Record extracts>
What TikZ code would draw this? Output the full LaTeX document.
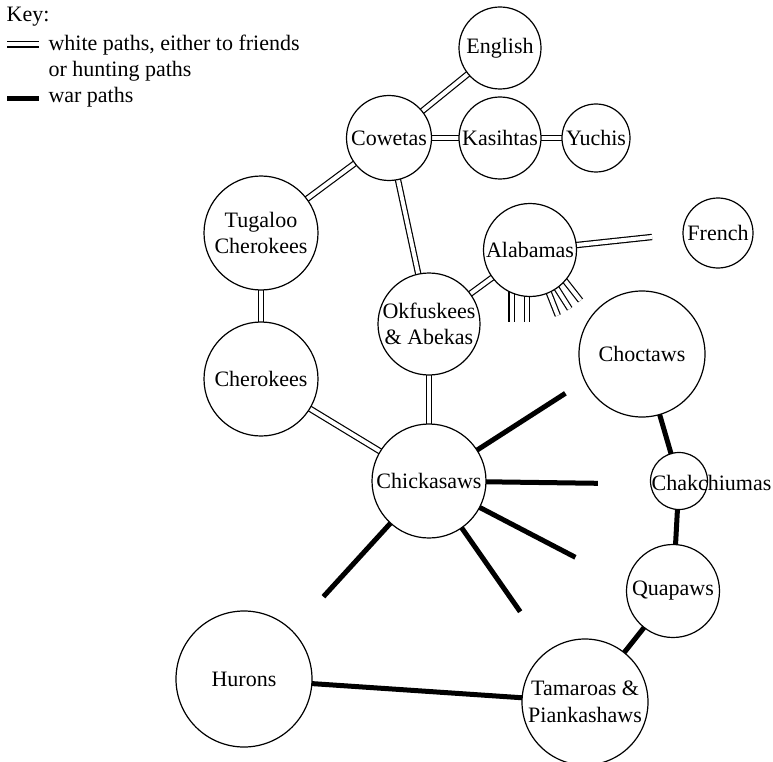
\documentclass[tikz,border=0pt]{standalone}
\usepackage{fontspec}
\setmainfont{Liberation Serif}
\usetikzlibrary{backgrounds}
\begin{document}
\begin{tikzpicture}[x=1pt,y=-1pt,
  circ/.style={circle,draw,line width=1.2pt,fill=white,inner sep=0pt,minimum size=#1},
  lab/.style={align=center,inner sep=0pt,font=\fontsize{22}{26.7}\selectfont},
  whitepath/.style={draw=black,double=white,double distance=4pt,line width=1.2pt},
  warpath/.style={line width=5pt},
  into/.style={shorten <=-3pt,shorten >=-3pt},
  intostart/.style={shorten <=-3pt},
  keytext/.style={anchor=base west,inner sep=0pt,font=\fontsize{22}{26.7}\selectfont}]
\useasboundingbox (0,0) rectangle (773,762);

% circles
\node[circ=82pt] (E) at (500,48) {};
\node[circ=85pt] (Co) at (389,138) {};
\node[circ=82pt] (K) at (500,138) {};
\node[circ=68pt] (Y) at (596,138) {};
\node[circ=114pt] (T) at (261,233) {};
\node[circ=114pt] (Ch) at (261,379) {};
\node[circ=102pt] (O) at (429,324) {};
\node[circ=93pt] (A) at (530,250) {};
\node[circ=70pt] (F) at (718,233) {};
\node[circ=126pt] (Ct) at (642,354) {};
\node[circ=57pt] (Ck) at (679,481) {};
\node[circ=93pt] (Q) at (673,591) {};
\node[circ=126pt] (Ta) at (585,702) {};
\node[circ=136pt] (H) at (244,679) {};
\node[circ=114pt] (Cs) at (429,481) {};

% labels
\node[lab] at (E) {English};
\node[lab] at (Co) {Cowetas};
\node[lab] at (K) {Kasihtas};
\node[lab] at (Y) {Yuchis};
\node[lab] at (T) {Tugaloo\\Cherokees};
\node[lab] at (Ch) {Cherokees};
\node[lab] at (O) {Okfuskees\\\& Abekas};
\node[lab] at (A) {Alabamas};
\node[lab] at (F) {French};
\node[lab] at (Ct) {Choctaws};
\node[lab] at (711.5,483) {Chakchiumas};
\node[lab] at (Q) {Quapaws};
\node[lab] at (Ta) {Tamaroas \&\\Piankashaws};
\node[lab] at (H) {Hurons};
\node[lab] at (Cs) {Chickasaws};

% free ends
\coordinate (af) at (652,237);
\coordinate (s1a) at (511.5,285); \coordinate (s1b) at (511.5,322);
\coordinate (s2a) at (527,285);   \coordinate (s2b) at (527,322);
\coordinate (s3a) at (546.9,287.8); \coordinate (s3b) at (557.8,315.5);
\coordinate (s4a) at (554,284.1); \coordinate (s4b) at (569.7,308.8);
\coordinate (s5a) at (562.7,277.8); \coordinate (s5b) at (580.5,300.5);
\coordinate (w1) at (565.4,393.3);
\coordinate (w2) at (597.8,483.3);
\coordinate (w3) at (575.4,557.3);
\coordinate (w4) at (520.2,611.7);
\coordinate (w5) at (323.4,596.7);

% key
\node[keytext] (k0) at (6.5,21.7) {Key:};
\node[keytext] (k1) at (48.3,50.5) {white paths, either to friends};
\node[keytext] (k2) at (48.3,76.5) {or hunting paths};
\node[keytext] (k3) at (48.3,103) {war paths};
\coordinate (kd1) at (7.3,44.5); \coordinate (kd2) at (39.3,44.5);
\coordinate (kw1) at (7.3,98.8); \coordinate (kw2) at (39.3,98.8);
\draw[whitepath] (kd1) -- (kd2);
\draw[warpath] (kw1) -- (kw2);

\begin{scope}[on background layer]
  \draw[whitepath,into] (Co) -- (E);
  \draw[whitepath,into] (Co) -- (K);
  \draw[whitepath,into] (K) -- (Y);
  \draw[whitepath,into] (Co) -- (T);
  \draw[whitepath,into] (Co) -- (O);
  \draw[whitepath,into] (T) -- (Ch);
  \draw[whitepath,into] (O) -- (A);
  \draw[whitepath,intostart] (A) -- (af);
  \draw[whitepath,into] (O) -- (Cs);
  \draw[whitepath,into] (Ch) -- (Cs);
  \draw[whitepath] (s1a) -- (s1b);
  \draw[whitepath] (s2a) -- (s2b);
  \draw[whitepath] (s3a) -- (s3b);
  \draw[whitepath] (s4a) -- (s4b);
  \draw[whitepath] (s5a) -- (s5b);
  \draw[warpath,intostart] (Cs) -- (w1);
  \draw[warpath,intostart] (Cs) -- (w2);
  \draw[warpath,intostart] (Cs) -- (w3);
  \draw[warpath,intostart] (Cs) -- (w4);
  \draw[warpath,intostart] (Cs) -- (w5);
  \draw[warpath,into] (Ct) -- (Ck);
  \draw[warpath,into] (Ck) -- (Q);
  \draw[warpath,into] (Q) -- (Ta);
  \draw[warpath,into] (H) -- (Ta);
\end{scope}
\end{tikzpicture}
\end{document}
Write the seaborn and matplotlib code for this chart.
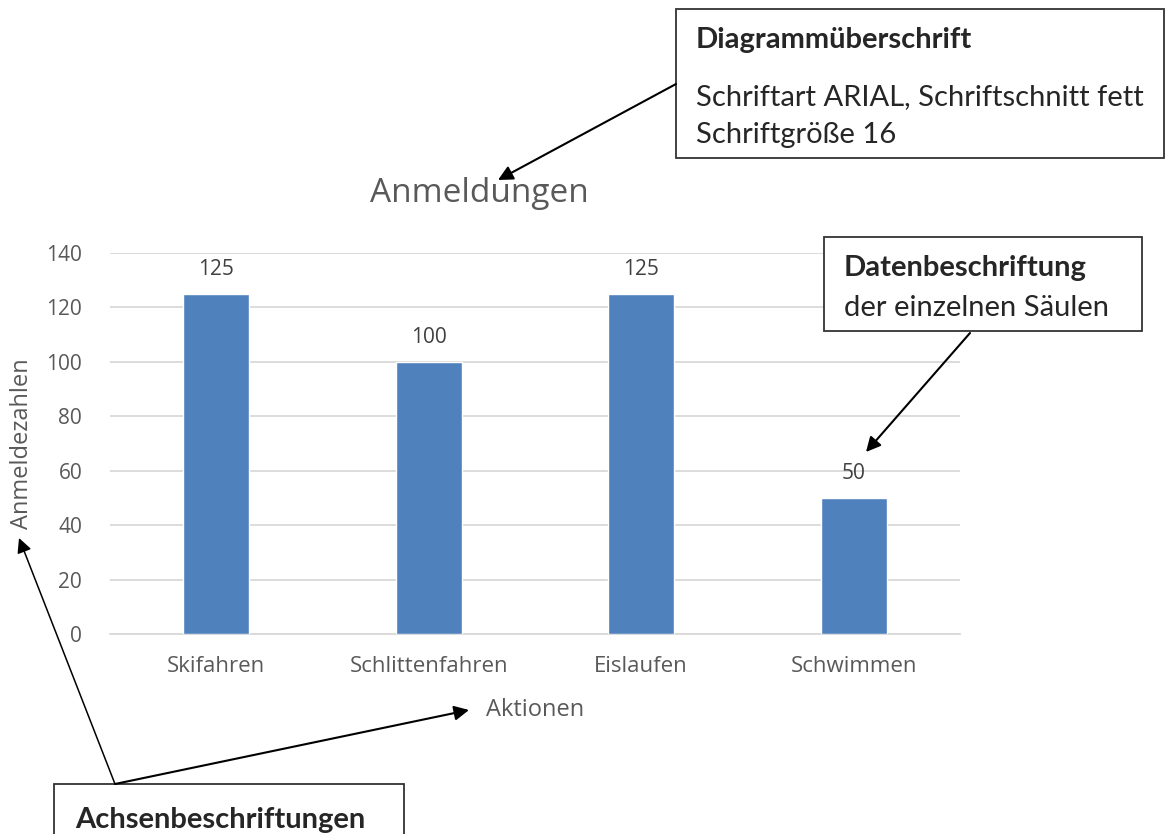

Objective> Reproduce the whole listing above word for word, but not its pictures.

Response for this exercise>
What TikZ code would draw this? Output the full LaTeX document.
\documentclass[tikz,border=0pt]{standalone}
\usepackage{fontspec}
\setmainfont{Liberation Serif}
\usetikzlibrary{backgrounds}
\begin{document}
\begin{tikzpicture}[x=1pt,y=-1pt,
  circ/.style={circle,draw,line width=1.2pt,fill=white,inner sep=0pt,minimum size=#1},
  lab/.style={align=center,inner sep=0pt,font=\fontsize{22}{26.7}\selectfont},
  whitepath/.style={draw=black,double=white,double distance=4pt,line width=1.2pt},
  warpath/.style={line width=5pt},
  into/.style={shorten <=-3pt,shorten >=-3pt},
  intostart/.style={shorten <=-3pt},
  keytext/.style={anchor=base west,inner sep=0pt,font=\fontsize{22}{26.7}\selectfont}]
\useasboundingbox (0,0) rectangle (773,762);

% circles
\node[circ=82pt] (E) at (500,48) {};
\node[circ=85pt] (Co) at (389,138) {};
\node[circ=82pt] (K) at (500,138) {};
\node[circ=68pt] (Y) at (596,138) {};
\node[circ=114pt] (T) at (261,233) {};
\node[circ=114pt] (Ch) at (261,379) {};
\node[circ=102pt] (O) at (429,324) {};
\node[circ=93pt] (A) at (530,250) {};
\node[circ=70pt] (F) at (718,233) {};
\node[circ=126pt] (Ct) at (642,354) {};
\node[circ=57pt] (Ck) at (679,481) {};
\node[circ=93pt] (Q) at (673,591) {};
\node[circ=126pt] (Ta) at (585,702) {};
\node[circ=136pt] (H) at (244,679) {};
\node[circ=114pt] (Cs) at (429,481) {};

% labels
\node[lab] at (E) {English};
\node[lab] at (Co) {Cowetas};
\node[lab] at (K) {Kasihtas};
\node[lab] at (Y) {Yuchis};
\node[lab] at (T) {Tugaloo\\Cherokees};
\node[lab] at (Ch) {Cherokees};
\node[lab] at (O) {Okfuskees\\\& Abekas};
\node[lab] at (A) {Alabamas};
\node[lab] at (F) {French};
\node[lab] at (Ct) {Choctaws};
\node[lab] at (711.5,483) {Chakchiumas};
\node[lab] at (Q) {Quapaws};
\node[lab] at (Ta) {Tamaroas \&\\Piankashaws};
\node[lab] at (H) {Hurons};
\node[lab] at (Cs) {Chickasaws};

% free ends
\coordinate (af) at (652,237);
\coordinate (s1a) at (511.5,285); \coordinate (s1b) at (511.5,322);
\coordinate (s2a) at (527,285);   \coordinate (s2b) at (527,322);
\coordinate (s3a) at (546.9,287.8); \coordinate (s3b) at (557.8,315.5);
\coordinate (s4a) at (554,284.1); \coordinate (s4b) at (569.7,308.8);
\coordinate (s5a) at (562.7,277.8); \coordinate (s5b) at (580.5,300.5);
\coordinate (w1) at (565.4,393.3);
\coordinate (w2) at (597.8,483.3);
\coordinate (w3) at (575.4,557.3);
\coordinate (w4) at (520.2,611.7);
\coordinate (w5) at (323.4,596.7);

% key
\node[keytext] (k0) at (6.5,21.7) {Key:};
\node[keytext] (k1) at (48.3,50.5) {white paths, either to friends};
\node[keytext] (k2) at (48.3,76.5) {or hunting paths};
\node[keytext] (k3) at (48.3,103) {war paths};
\coordinate (kd1) at (7.3,44.5); \coordinate (kd2) at (39.3,44.5);
\coordinate (kw1) at (7.3,98.8); \coordinate (kw2) at (39.3,98.8);
\draw[whitepath] (kd1) -- (kd2);
\draw[warpath] (kw1) -- (kw2);

\begin{scope}[on background layer]
  \draw[whitepath,into] (Co) -- (E);
  \draw[whitepath,into] (Co) -- (K);
  \draw[whitepath,into] (K) -- (Y);
  \draw[whitepath,into] (Co) -- (T);
  \draw[whitepath,into] (Co) -- (O);
  \draw[whitepath,into] (T) -- (Ch);
  \draw[whitepath,into] (O) -- (A);
  \draw[whitepath,intostart] (A) -- (af);
  \draw[whitepath,into] (O) -- (Cs);
  \draw[whitepath,into] (Ch) -- (Cs);
  \draw[whitepath] (s1a) -- (s1b);
  \draw[whitepath] (s2a) -- (s2b);
  \draw[whitepath] (s3a) -- (s3b);
  \draw[whitepath] (s4a) -- (s4b);
  \draw[whitepath] (s5a) -- (s5b);
  \draw[warpath,intostart] (Cs) -- (w1);
  \draw[warpath,intostart] (Cs) -- (w2);
  \draw[warpath,intostart] (Cs) -- (w3);
  \draw[warpath,intostart] (Cs) -- (w4);
  \draw[warpath,intostart] (Cs) -- (w5);
  \draw[warpath,into] (Ct) -- (Ck);
  \draw[warpath,into] (Ck) -- (Q);
  \draw[warpath,into] (Q) -- (Ta);
  \draw[warpath,into] (H) -- (Ta);
\end{scope}
\end{tikzpicture}
\end{document}
Write the seaborn and matplotlib code for this chart.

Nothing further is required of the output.